23. Hukuk Dairesi 2015/8179 E. , 2017/908 K.
"İçtihat Metni"MAHKEMESİ :Asliye Hukuk Mahkemesi
Taraflar arasındaki tapu iptali ve tescil, alacak davasının yapılan yargılaması sonunda ilamda yazılı nedenlerden dolayı tapu iptali ve tescil davasının reddine, alacak davasının kabulüne yönelik olarak verilen hükmün süresi içinde davacı vekilince temyiz edilmesi üzerine dosya incelendi, gereği konuşulup düşünüldü.
- K A R A R -
Davacı vekili, taraflar arasında 09.07.2012 günlü arsa payı karşılığı inşaat sözleşmesi imzalandığını, sözleşmenin 30.09.2013 günlü fesihname ile karşılıklı feshedildiğini, sözleşmenin feshedilmesine rağmen davalıya devredilen tapunun tekrar müvekkiline devredilmediğini ileri sürerek, tapu kaydının iptali ile davacı adına tescilini mümkün değilse gerçek değerinin tespiti ile tahsilini talep ve dava etmiştir.
Davalı vekili, taşınmazın bedelini ödeyerek satın aldığını savunarak, davanın reddini istemiştir.

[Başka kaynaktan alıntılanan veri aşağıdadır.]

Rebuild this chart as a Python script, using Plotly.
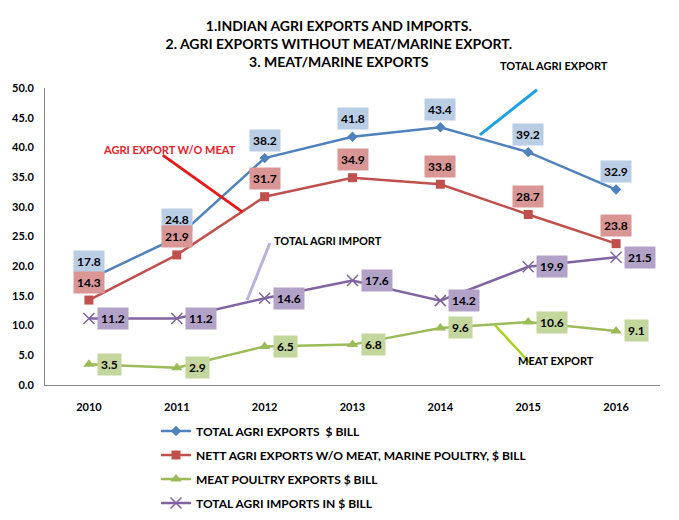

Mahkemece, tüm dosya kapsamından, tarafların düzenleme şeklindeki fesihname ile aralarındaki sözleşmeyi feshettikleri ve fesihnamede taşınmazın davacıya geri verildiğinin belirtildiği, aynı tarihli adi yazılı belgede ise, taşınmazın satıldığının, emlakçının alacağının ödendiğinin belirtildiği, geçerli vekaletle yapılan temlike değer verilmesi gerektiği, tescilin yolsuz olmadığı ancak, satış bedelinin davacıya ödendiğinin kanıtlanamadığı gerekçesiyle, tapu iptal ve tescil talebinin reddine terditli talep olan alacak talebinin kabulüne karar verilmiştir.
Karar, davacı vekili tarafından temyiz edilmiştir.
Taraflar arasında 09.07.2012 günlü düzenleme şeklinde arsa payı karşılığı inşaat sözleşmesi imzalanmış, aynı günlü vekaletname ile davacı arsa sahibince, ..."ya taşınmazın satışını da kapsayacak şekilde yetki verilmiş, 08.08.2012 tarihinde, ..., anılan vekaletnameyle davacıya ait hisseyi davalıya tapuda devretmiştir. Bundan sonra, sözleşme, taraflar arasında imzalanan 30.09.2013 günlü düzenleme şeklindeki fesihname ile feshedilmiştir. Arsa payı karşılığı inşaat sözleşmelerinde, arsa sahibince, edim ifa edilmeden, yükleniciye yapılan tapu devrinin avans niteliğinde olduğu, Yargıtay"ın yerleşik içtihatlarıyla kabul edilmiştir. Taraflar sözleşmenin geriye etkili feshi halinde ise birbirlerine verdiklerini, geri vermekle yükümlüdürler. Somut olayda, taraflar sözleşmeyi karşılıklı geriye etkili feshetmişlerdir. Her ne kadar, fesihnamede, sözleşme konusu arsanın davacıya geri verildiği belirtilmiş ise de, tapu kayıtlarının incelenmesinden, davacıya devrin gerçekleşmediği sabittir. Mahkemece, taraflar arasında imzalanan ve fesihname ile aynı günlü 30.09.2013 tarihli adi yazılı belgede yer alan bedelin tahsiline yönelik beyanın, emlakçı olduğu kabul edilen dava dışı ..."nun alacağının kalmadığına yönelik olduğu kabul edilmiş, bu hususta davalı yanca temyiz talebinde bulunulmamıştır. Bununla birlikte, adi yazılı belge ile tapu devretme yükümlülüğü de doğmaz.
İzah edilen nedenlerle, mahkemece, tapuda avans niteliğinde olan devrin, fesih ile hükümsüz hale geldiği ve iadesinin zorunlu olduğu, taşınmaz devrine ilişkin sözleşmelerin, resmi şekle tabi olması dikkate alındığında, buna ilişkin adi yazılı belgenin geçersiz sayılması gerektiği gözden kaçırılarak, yazılı şekilde hüküm tesisi doğru olmamış, kararın bozulması gerekmiştir.
SONUÇ: Yukarıda açıklanan nedenlerle, davacı vekilinin temyiz talebinin kabulü ile mahkeme kararının BOZULMASINA, peşin alınan harcın istek halinde iadesine, kararın tebliğinden itibaren 15 gün içerisinde karar düzeltme yolu açık olmak üzere, 23.03.2017 tarihinde oybirliğiyle karar verildi.